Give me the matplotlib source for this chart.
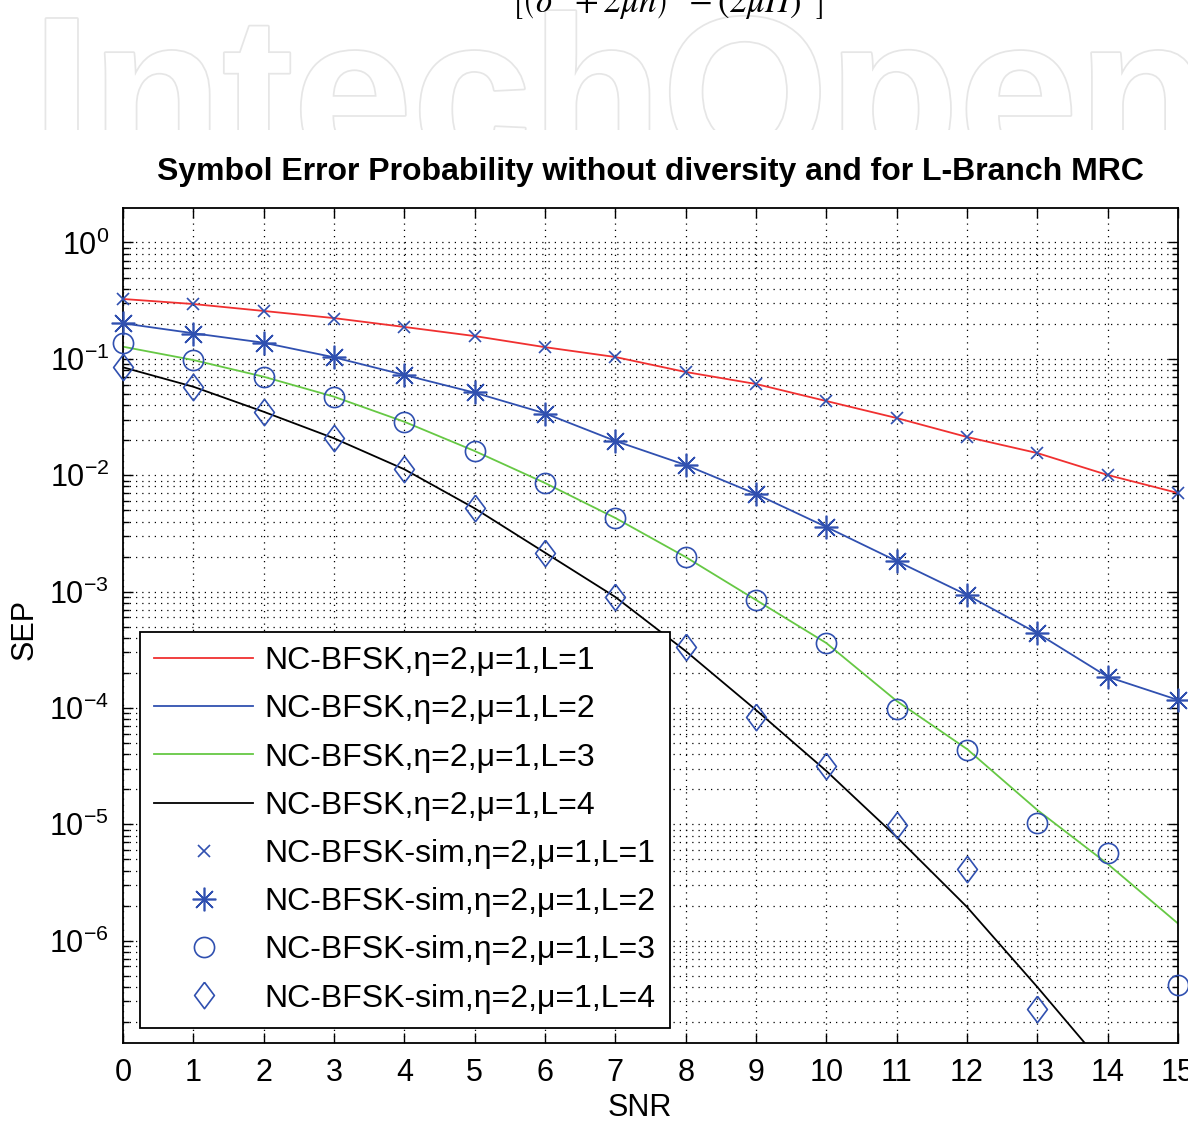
import numpy as np
import matplotlib
matplotlib.use("Agg")
import matplotlib.pyplot as plt
from matplotlib import patheffects
from matplotlib.ticker import LogLocator, NullFormatter

# SNR axis
snr = np.arange(0, 16)

# analytical SEP, NC-BFSK, eta=2, mu=1
sep_L1 = [0.327, 0.296, 0.258, 0.224, 0.188, 0.157, 0.126, 0.1037, 0.0771, 0.0608,
          0.0434, 0.0310, 0.0213, 0.0155, 0.01004, 0.00703]
sep_L2 = [0.202, 0.166, 0.1376, 0.1031, 0.0727, 0.0512, 0.0340, 0.0197, 0.01224, 0.00689,
          0.00359, 0.00183, 0.000934, 0.000438, 0.000185, 0.000117]
sep_L3 = [0.1272, 0.0977, 0.0702, 0.0473, 0.0288, 0.01614, 0.00857, 0.00429, 0.00198, 0.000846,
          0.000361, 0.0001147, 4.43e-5, 1.326e-5, 4.56e-6, 1.403e-6]
sep_L4 = [0.0846, 0.0576, 0.0351, 0.02076, 0.01124, 0.00519, 0.00216, 0.000898, 0.000308, 9.59e-5,
          2.87e-5, 7.77e-6, 1.945e-6, 3.99e-7, 7.72e-8, 1.44e-8]

# simulated SEP
sim_L1 = [0.325, 0.294, 0.260, 0.222, 0.189, 0.156, 0.127, 0.104, 0.0775, 0.0605,
          0.0432, 0.0312, 0.0211, 0.0154, 0.0101, 0.0070]
sim_L2 = [0.203, 0.165, 0.138, 0.1035, 0.0725, 0.0515, 0.0338, 0.0198, 0.0122, 0.0069,
          0.00362, 0.00182, 0.00093, 0.00044, 0.000185, 0.000117]
sim_L3 = [0.1368, 0.0977, 0.0702, 0.0473, 0.0288, 0.01614, 0.00857, 0.00429, 0.00198, 0.000840,
          0.000361, 9.78e-5, 4.35e-5, 1.025e-5, 5.66e-6, 4.15e-7]
sim_L4 = [0.0850, 0.0574, 0.0350, 0.0208, 0.0112, 0.0052, 0.00216, 0.000890, 0.000334, 8.35e-5,
          3.17e-5, 9.85e-6, 4.12e-6, 2.58e-7, np.nan, np.nan]

theory_labels = ["NC-BFSK,\u03b7=2,\u03bc=1,L=%d" % k for k in range(1, 5)]
sim_labels = ["NC-BFSK-sim,\u03b7=2,\u03bc=1,L=%d" % k for k in range(1, 5)]

line_colors = ["#f03030", "#3050b0", "#66c844", "#000000"]
sim_color = "#3050b0"
diamond = [(0, 1), (0.75, 0), (0, -1), (-0.75, 0), (0, 1)]
sim_markers = [("x", 9), ((8, 2, 0), 17), ("o", 14.5), (diamond, 19)]

plt.rcParams['font.family'] = ['Liberation Sans', 'DejaVu Sans']

fig = plt.figure(figsize=(11.88, 11.24), dpi=100)

# watermark band at the top of the page
wm = fig.add_axes([0, 1 - 130 / 1124, 1, 130 / 1124])
wm.axis("off")
wm.set_xlim(0, 1188)
wm.set_ylim(130, 0)
wm.text(32, 166, "IntechOpen", fontsize=154, fontweight="bold", color="white",
        va="baseline", clip_on=True,
        path_effects=[patheffects.withStroke(linewidth=2.5, foreground="#e6e6e6")])

# cut-off equation from the page above
fig.text(0.5615, 1 - 22 / 1124,
         r"$\left[\left(\delta^{2}+2\mu h\right)^{2}-\left(2\mu H\right)^{2}\right]$",
         fontsize=25, ha="center", va="bottom", math_fontfamily="stix")

ax = fig.add_axes([123 / 1188, 81 / 1124, 1055 / 1188, 835 / 1124])

handles = []
for vals, col, lab in zip([sep_L1, sep_L2, sep_L3, sep_L4], line_colors, theory_labels):
    h, = ax.semilogy(snr, vals, "-", color=col, lw=1.3, label=lab)
    handles.append(h)

for vals, (mk, ms), lab in zip([sim_L1, sim_L2, sim_L3, sim_L4], sim_markers, sim_labels):
    h, = ax.semilogy(snr, vals, linestyle="none", marker=mk, ms=ms, mfc="none",
                     mec=sim_color, mew=1.2, label=lab, clip_on=False, zorder=3)
    handles.append(h)

ax.set_xlim(0, 15)
ax.set_ylim(10 ** -6.88, 10 ** 0.2965)
ax.set_xticks(range(16))
ax.yaxis.set_major_locator(LogLocator(base=10, numticks=20))
ax.yaxis.set_minor_locator(LogLocator(base=10, subs=np.arange(2, 10), numticks=20))
ax.yaxis.set_minor_formatter(NullFormatter())

dots = (0, (1, 4))
ax.grid(True, which="major", axis="both", ls=dots, color="k", lw=0.9)
ax.grid(True, which="minor", axis="y", ls=dots, color="k", lw=0.9)

ax.tick_params(which="both", direction="in", top=True, right=True, labelsize=22, width=1)
ax.tick_params(which="major", length=7)
ax.tick_params(which="minor", length=4.5)
ax.tick_params(axis="x", pad=11)
ax.tick_params(axis="y", pad=10)
for sp in ax.spines.values():
    sp.set_linewidth(1.3)

ax.set_title("Symbol Error Probability without diversity and for L-Branch MRC",
             fontsize=23, fontweight="bold", pad=20)

ax.set_xlabel("SNR", fontsize=22)
ax.xaxis.set_label_coords(0.49, -0.078)
ax.xaxis.label.set_va("center")
ax.set_ylabel("SEP", fontsize=22)
ax.yaxis.set_label_coords(-0.093, 0.495)
ax.yaxis.label.set_va("center")

leg = ax.legend(handles=handles, loc="lower left", bbox_to_anchor=(0.0161, 0.018),
                borderaxespad=0, fontsize=23, handlelength=3.1, handletextpad=0.35,
                labelspacing=0.57, borderpad=0.45, fancybox=False, framealpha=1,
                edgecolor="k")
leg.get_frame().set_linewidth(1.3)

fig.savefig("out.png", dpi=100)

□ □ □ □ □

SET TASK = Keep the pictures out of the copy and write out the data exactly as it stands.

EXERCISE OUTPUT =
Give me the matplotlib source for this chart.
import numpy as np
import matplotlib
matplotlib.use("Agg")
import matplotlib.pyplot as plt
from matplotlib import patheffects
from matplotlib.ticker import LogLocator, NullFormatter

# SNR axis
snr = np.arange(0, 16)

# analytical SEP, NC-BFSK, eta=2, mu=1
sep_L1 = [0.327, 0.296, 0.258, 0.224, 0.188, 0.157, 0.126, 0.1037, 0.0771, 0.0608,
          0.0434, 0.0310, 0.0213, 0.0155, 0.01004, 0.00703]
sep_L2 = [0.202, 0.166, 0.1376, 0.1031, 0.0727, 0.0512, 0.0340, 0.0197, 0.01224, 0.00689,
          0.00359, 0.00183, 0.000934, 0.000438, 0.000185, 0.000117]
sep_L3 = [0.1272, 0.0977, 0.0702, 0.0473, 0.0288, 0.01614, 0.00857, 0.00429, 0.00198, 0.000846,
          0.000361, 0.0001147, 4.43e-5, 1.326e-5, 4.56e-6, 1.403e-6]
sep_L4 = [0.0846, 0.0576, 0.0351, 0.02076, 0.01124, 0.00519, 0.00216, 0.000898, 0.000308, 9.59e-5,
          2.87e-5, 7.77e-6, 1.945e-6, 3.99e-7, 7.72e-8, 1.44e-8]

# simulated SEP
sim_L1 = [0.325, 0.294, 0.260, 0.222, 0.189, 0.156, 0.127, 0.104, 0.0775, 0.0605,
          0.0432, 0.0312, 0.0211, 0.0154, 0.0101, 0.0070]
sim_L2 = [0.203, 0.165, 0.138, 0.1035, 0.0725, 0.0515, 0.0338, 0.0198, 0.0122, 0.0069,
          0.00362, 0.00182, 0.00093, 0.00044, 0.000185, 0.000117]
sim_L3 = [0.1368, 0.0977, 0.0702, 0.0473, 0.0288, 0.01614, 0.00857, 0.00429, 0.00198, 0.000840,
          0.000361, 9.78e-5, 4.35e-5, 1.025e-5, 5.66e-6, 4.15e-7]
sim_L4 = [0.0850, 0.0574, 0.0350, 0.0208, 0.0112, 0.0052, 0.00216, 0.000890, 0.000334, 8.35e-5,
          3.17e-5, 9.85e-6, 4.12e-6, 2.58e-7, np.nan, np.nan]

theory_labels = ["NC-BFSK,\u03b7=2,\u03bc=1,L=%d" % k for k in range(1, 5)]
sim_labels = ["NC-BFSK-sim,\u03b7=2,\u03bc=1,L=%d" % k for k in range(1, 5)]

line_colors = ["#f03030", "#3050b0", "#66c844", "#000000"]
sim_color = "#3050b0"
diamond = [(0, 1), (0.75, 0), (0, -1), (-0.75, 0), (0, 1)]
sim_markers = [("x", 9), ((8, 2, 0), 17), ("o", 14.5), (diamond, 19)]

plt.rcParams['font.family'] = ['Liberation Sans', 'DejaVu Sans']

fig = plt.figure(figsize=(11.88, 11.24), dpi=100)

# watermark band at the top of the page
wm = fig.add_axes([0, 1 - 130 / 1124, 1, 130 / 1124])
wm.axis("off")
wm.set_xlim(0, 1188)
wm.set_ylim(130, 0)
wm.text(32, 166, "IntechOpen", fontsize=154, fontweight="bold", color="white",
        va="baseline", clip_on=True,
        path_effects=[patheffects.withStroke(linewidth=2.5, foreground="#e6e6e6")])

# cut-off equation from the page above
fig.text(0.5615, 1 - 22 / 1124,
         r"$\left[\left(\delta^{2}+2\mu h\right)^{2}-\left(2\mu H\right)^{2}\right]$",
         fontsize=25, ha="center", va="bottom", math_fontfamily="stix")

ax = fig.add_axes([123 / 1188, 81 / 1124, 1055 / 1188, 835 / 1124])

handles = []
for vals, col, lab in zip([sep_L1, sep_L2, sep_L3, sep_L4], line_colors, theory_labels):
    h, = ax.semilogy(snr, vals, "-", color=col, lw=1.3, label=lab)
    handles.append(h)

for vals, (mk, ms), lab in zip([sim_L1, sim_L2, sim_L3, sim_L4], sim_markers, sim_labels):
    h, = ax.semilogy(snr, vals, linestyle="none", marker=mk, ms=ms, mfc="none",
                     mec=sim_color, mew=1.2, label=lab, clip_on=False, zorder=3)
    handles.append(h)

ax.set_xlim(0, 15)
ax.set_ylim(10 ** -6.88, 10 ** 0.2965)
ax.set_xticks(range(16))
ax.yaxis.set_major_locator(LogLocator(base=10, numticks=20))
ax.yaxis.set_minor_locator(LogLocator(base=10, subs=np.arange(2, 10), numticks=20))
ax.yaxis.set_minor_formatter(NullFormatter())

dots = (0, (1, 4))
ax.grid(True, which="major", axis="both", ls=dots, color="k", lw=0.9)
ax.grid(True, which="minor", axis="y", ls=dots, color="k", lw=0.9)

ax.tick_params(which="both", direction="in", top=True, right=True, labelsize=22, width=1)
ax.tick_params(which="major", length=7)
ax.tick_params(which="minor", length=4.5)
ax.tick_params(axis="x", pad=11)
ax.tick_params(axis="y", pad=10)
for sp in ax.spines.values():
    sp.set_linewidth(1.3)

ax.set_title("Symbol Error Probability without diversity and for L-Branch MRC",
             fontsize=23, fontweight="bold", pad=20)

ax.set_xlabel("SNR", fontsize=22)
ax.xaxis.set_label_coords(0.49, -0.078)
ax.xaxis.label.set_va("center")
ax.set_ylabel("SEP", fontsize=22)
ax.yaxis.set_label_coords(-0.093, 0.495)
ax.yaxis.label.set_va("center")

leg = ax.legend(handles=handles, loc="lower left", bbox_to_anchor=(0.0161, 0.018),
                borderaxespad=0, fontsize=23, handlelength=3.1, handletextpad=0.35,
                labelspacing=0.57, borderpad=0.45, fancybox=False, framealpha=1,
                edgecolor="k")
leg.get_frame().set_linewidth(1.3)

fig.savefig("out.png", dpi=100)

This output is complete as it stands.